Rapid Formation of a Superhydrophobic Surface on a Magnesium Alloy Coated with a Cerium Oxide Film by a Simple Immersion Process at Room Temperature and Its Chemical Stability
journal contributionposted on 15.06.2010, 00:00 by Takahiro Ishizaki, Naobumi Saito
We have developed a facile, simple, time-saving method of creating a superhydrophobic surface on a magnesium alloy by a simple immersion process at room temperature. First, a crystalline CeO2 film was vertically formed on the magnesium alloy by immersion in a cerium nitrate aqueous solution for 20 min. The density of the crystals vertically with respect to the magnesium alloy increased with increasing immersion time. Next, the film were covered with fluoroalkylsilane (FAS: CF3(CF2)7CH2CH2Si(OCH3)3) molecules within 30 min by immersion in a toluene solution containing FAS and tetrakis(trimethylsiloxy)titanium (TTST: (CH3)3SiO)4Ti). TTST was used as a catalyst to promote the hydrolysis and/or polymerization of FAS molecules.
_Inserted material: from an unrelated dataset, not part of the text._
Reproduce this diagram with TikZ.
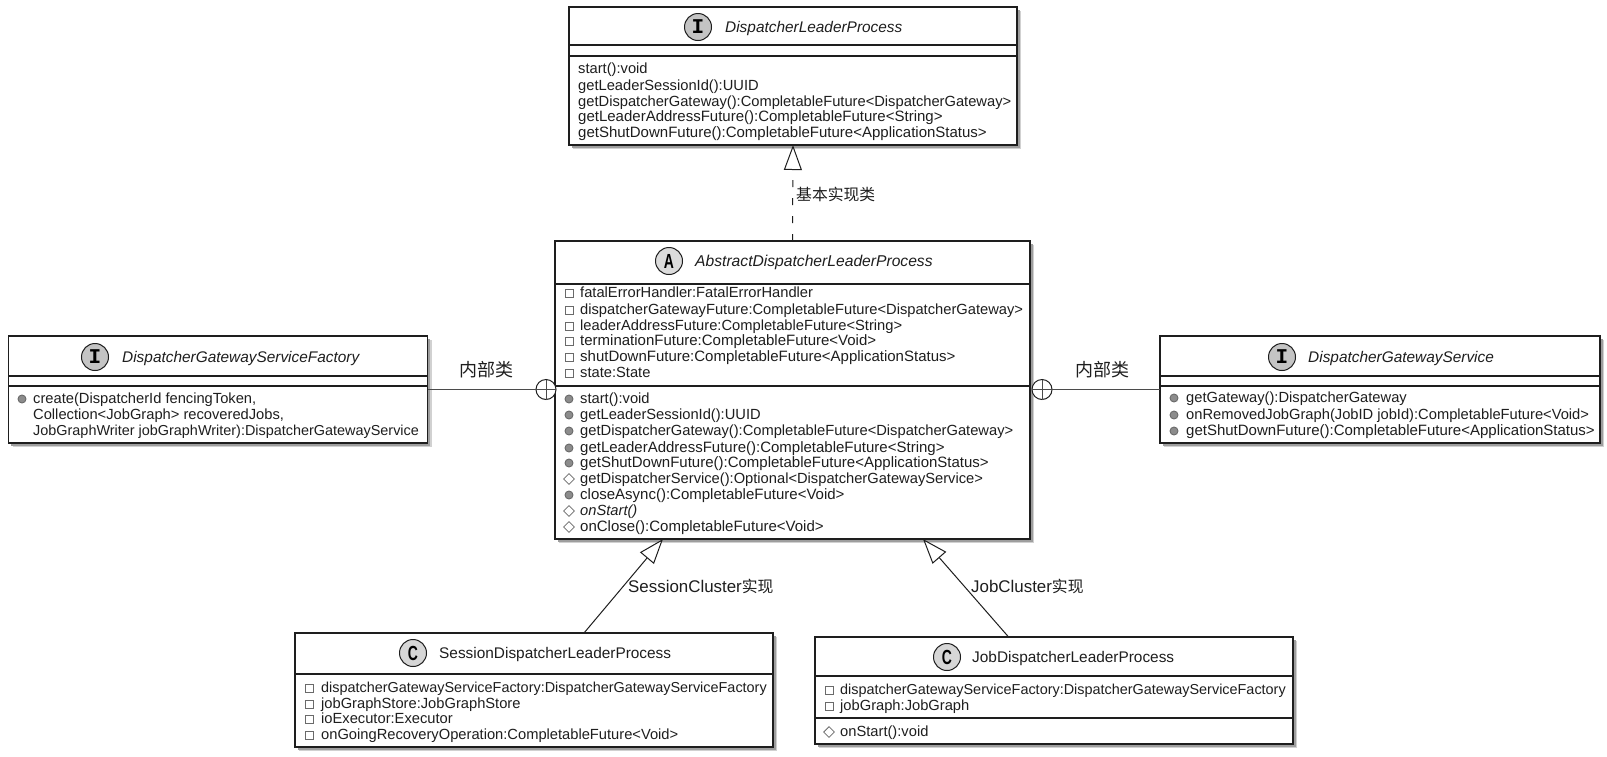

The FAS-coated CeO2 film had a static contact angle of more than 150°, that is, a superhydrophobic property. The shortest processing time for the fabrication of the superhydrophobic surface was 40 min. The contact angle hysteresis decreased with an increase in the immersion time in the cerium nitrate aqueous solution. The chemical stability of the superhydrophobic surface on magnesium alloy AZ31 was investigated. The average static water contact angles of the superhydrophobic surfaces after immersion in the solutions at pH 4, 7, and 10 for 24 h were found to be 139.7 ± 2, 140.0 ± 2, and 145.7 ± 2°, respectively. In addition, the chemical stability of the superhydrophobic surface in the solutions at pH ranging from 1 to 14 was also examined. The superhydrophobic surfaces had static contact angles of more than 142° in the solutions at pH ranging from 1 to 14, showing that our superhydrophobic surface had a high chemical stability. Moreover, the corrosion resistance of the superhydrophobic surface on the magnesium alloy was investigated using electrochemical measurements.